We might entertain conquerable anxieties like fear of water, or public speaking, or heights. These limits to our courage can be stretched by lessons and practice. 

But the deeper fears, like those central to today’s readings, are radically existential and perhaps never fully conquerable. These might include fear of meaninglessness, loneliness, diminishment, and death.

Joseph’s brothers handle their doubts by straight-talking with him. They trust his assurances. Joseph addresses his concerns about burial by pressing a promise from these same brothers.

Mt10_sparrow

In our Gospel, Jesus tells us how to deal with our deepest worries and fears. He assures us that no one or nothing can break the insoluble bond of love God has for us. He promises that we will endure eternally within this love. He reminds us that, ultimately, this is the only thing that matters.

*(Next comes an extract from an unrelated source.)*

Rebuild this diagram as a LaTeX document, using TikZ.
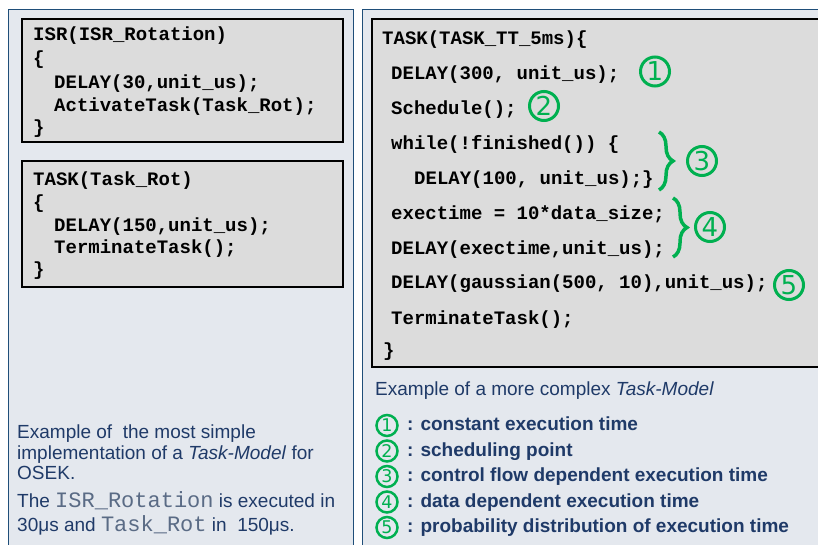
\documentclass[tikz,border=0pt]{standalone}
\usepackage{fontspec}
\setmainfont{Liberation Sans}
\newfontfamily\codefont{Liberation Mono}
\newfontfamily\digitfont{DejaVu Sans}
\usetikzlibrary{decorations.pathreplacing}
\definecolor{panelfill}{HTML}{E4E8EE}
\definecolor{panelline}{HTML}{1F4E79}
\definecolor{codefill}{HTML}{DCDCDC}
\definecolor{navy}{HTML}{1F3A68}
\definecolor{monogrey}{HTML}{5A6B85}
\definecolor{grn}{HTML}{00B050}
\begin{document}
\begin{tikzpicture}[x=1pt,y=-1pt,
  panel/.style={draw=panelline, line width=1.8pt, fill=panelfill, anchor=north west, inner sep=0pt, outer sep=0pt},
  codebox/.style={draw=black, line width=2pt, fill=codefill, anchor=north west, inner sep=0pt, outer sep=0pt},
  code/.style={anchor=base west, inner sep=0pt, font=\codefont\bfseries\fontsize{19}{19}\selectfont},
  txt/.style={anchor=base west, inner sep=0pt, text=navy, font=\fontsize{19}{19}\selectfont},
  leg/.style={anchor=base west, inner sep=0pt, text=navy, font=\bfseries\fontsize{19}{19}\selectfont},
  bignum/.style={circle, draw=grn, line width=3pt, minimum size=29pt, inner sep=0pt, text=grn, font=\digitfont\fontsize{26}{26}\selectfont},
  smallnum/.style={circle, draw=grn, line width=2.5pt, minimum size=21pt, inner sep=0pt, text=grn, font=\digitfont\fontsize{17.5}{17.5}\selectfont},
  gbrace/.style={draw=grn, line width=3.5pt, decorate, decoration={brace, amplitude=14pt}},
]
\useasboundingbox (0,0) rectangle (818,545);
\clip (0,0) rectangle (818,545);
\fill[white] (0,0) rectangle (818,545);

% panels
\node[panel, minimum width=345pt, minimum height=560pt] (lpanel) at (8.5,9.5) {};
\node[panel, minimum width=470pt, minimum height=560pt] (rpanel) at (362.5,9.5) {};

% code boxes
\node[codebox, minimum width=321pt, minimum height=123pt] (isrbox) at (22,19) {};
\node[codebox, minimum width=321pt, minimum height=126pt] (taskbox) at (22,161) {};
\node[codebox, minimum width=460pt, minimum height=348pt] (ttbox) at (372,19) {};

% ISR box
\node[code] (i1) at (33,41) {ISR(ISR\_Rotation)};
\node[code] (i2) at (33,65) {\{};
\node[code] (i3) at (54,88.5) {DELAY(30,unit\_us);};
\node[code] (i4) at (54,112) {ActivateTask(Task\_Rot);};
\node[code] (i5) at (33,134) {\}};

% Task_Rot box
\node[code] (t1) at (33,186) {TASK(Task\_Rot)};
\node[code] (t2) at (33,209) {\{};
\node[code] (t3) at (54,231) {DELAY(150,unit\_us);};
\node[code] (t4) at (54,253) {TerminateTask();};
\node[code] (t5) at (33,275) {\}};

% TT box
\node[code] (c1) at (382,45) {TASK(TASK\_TT\_5ms)\{};
\node[code] (c2) at (391,80) {DELAY(300, unit\_us);};
\node[code] (c3) at (391,115) {Schedule();};
\node[code] (c4) at (391,150) {while(!finished()) \{};
\node[code] (c5) at (414,185) {DELAY(100, unit\_us);\}};
\node[code] (c6) at (391,220) {exectime = 10*data\_size;};
\node[code] (c7) at (391,254) {DELAY(exectime,unit\_us);};
\node[code] (c8) at (391,288) {DELAY(gaussian(500, 10),unit\_us);};
\node[code] (c9) at (391,324) {TerminateTask();};
\node[code] (c10) at (383,356) {\}};

% green markers in code
\node[bignum] (n1) at (655,71.5) {1};
\node[bignum] (n2) at (544,106) {2};
\node[bignum] (n3) at (702,161) {3};
\node[bignum] (n4) at (710,227) {4};
\node[bignum] (n5) at (789,285) {5};

\coordinate (b3t) at (659,132);
\coordinate (b3b) at (659,190);
\coordinate (b4t) at (673,198);
\coordinate (b4b) at (673,257);
\draw[gbrace] (b3t) -- (b3b);
\draw[gbrace] (b4t) -- (b4b);

% left description
\node[txt] (l1) at (17,438) {Example of~ the most simple};
\node[txt] (l2) at (17,459) {implementation of a \textit{Task-Model} for};
\node[txt] (l3) at (17,479) {OSEK.};
\node[txt] (l4) at (17,507) {The {\codefont\fontsize{22}{22}\selectfont\color{monogrey}ISR\_Rotation} is executed in};
\node[txt] (l5) at (17,531.5) {30μs and {\codefont\fontsize{22}{22}\selectfont\color{monogrey}Task\_Rot} in~ 150μs.};

% right description
\node[txt] (r1) at (375,395) {Example of a more complex \textit{Task-Model}};

% legend
\node[smallnum] (s1) at (387,425.5) {1};
\node[smallnum] (s2) at (387,451) {2};
\node[smallnum] (s3) at (387,476.5) {3};
\node[smallnum] (s4) at (387,502) {4};
\node[smallnum] (s5) at (387,527.5) {5};
\node[leg] (g1) at (407,430.5) {: constant execution time};
\node[leg] (g2) at (407,456) {: scheduling point};
\node[leg] (g3) at (407,481.5) {: control flow dependent execution time};
\node[leg] (g4) at (407,507) {: data dependent execution time};
\node[leg] (g5) at (407,532.5) {: probability distribution of execution time};
\end{tikzpicture}
\end{document}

The image of the free and unfettered sparrow shows us how God wants us to live and enjoy our creaturehood. The image of a loving God, brushing our hair and counting every one of them, may inspire us to deeper trust as we pray today.

You may be familiar with the trusting phrase attributed to Julian of Norwich:

“All shall be well,
and all manner of thing shall be well.”


Actually, it was Jesus who spoke the word to her in a vision:

“But Jesus, who in this vision informed me of all that is needed by me, answered with these words and said: ‘It is true that sin is cause of all this pain, but all shall be well, and all shall be well, and all manner of thing shall be well.’

“These words were said most tenderly, showing no manner of blame to me nor to any who shall be saved.”


Indeed, we will meet the results of sin and darkness in the world and in ourselves. Julian grew to understand that, in God’s love, we are saved from that darkness:


And from the time that [the vision] was shown, I desired often to know what our Lord’s meaning was. And fifteen years and more afterward I was answered in my spiritual understanding, thus: ‘Would you know your Lord’s meaning in this thing? Know it well, love was his meaning. Who showed it to you? Love. What did he show you? Love. Why did he show it? For love. Keep yourself therein and you shall know and understand more in the same. But you shall never know nor understand any other thing, forever.’  

    Thus I was taught that love was our Lord’s meaning. And I saw quite clearly in this and in all, that before God made us, he loved us, which love was never slaked nor ever shall be. And in this love he has done all his work, and in this love he has made all things profitable to us. And in this love our life is everlasting. In our creation we had a beginning. But the love wherein he made us was in him with no beginning. And all this shall be seen in God without end … 


Music: All Shall Be Well – Kathleen Deignan (Lyrics below)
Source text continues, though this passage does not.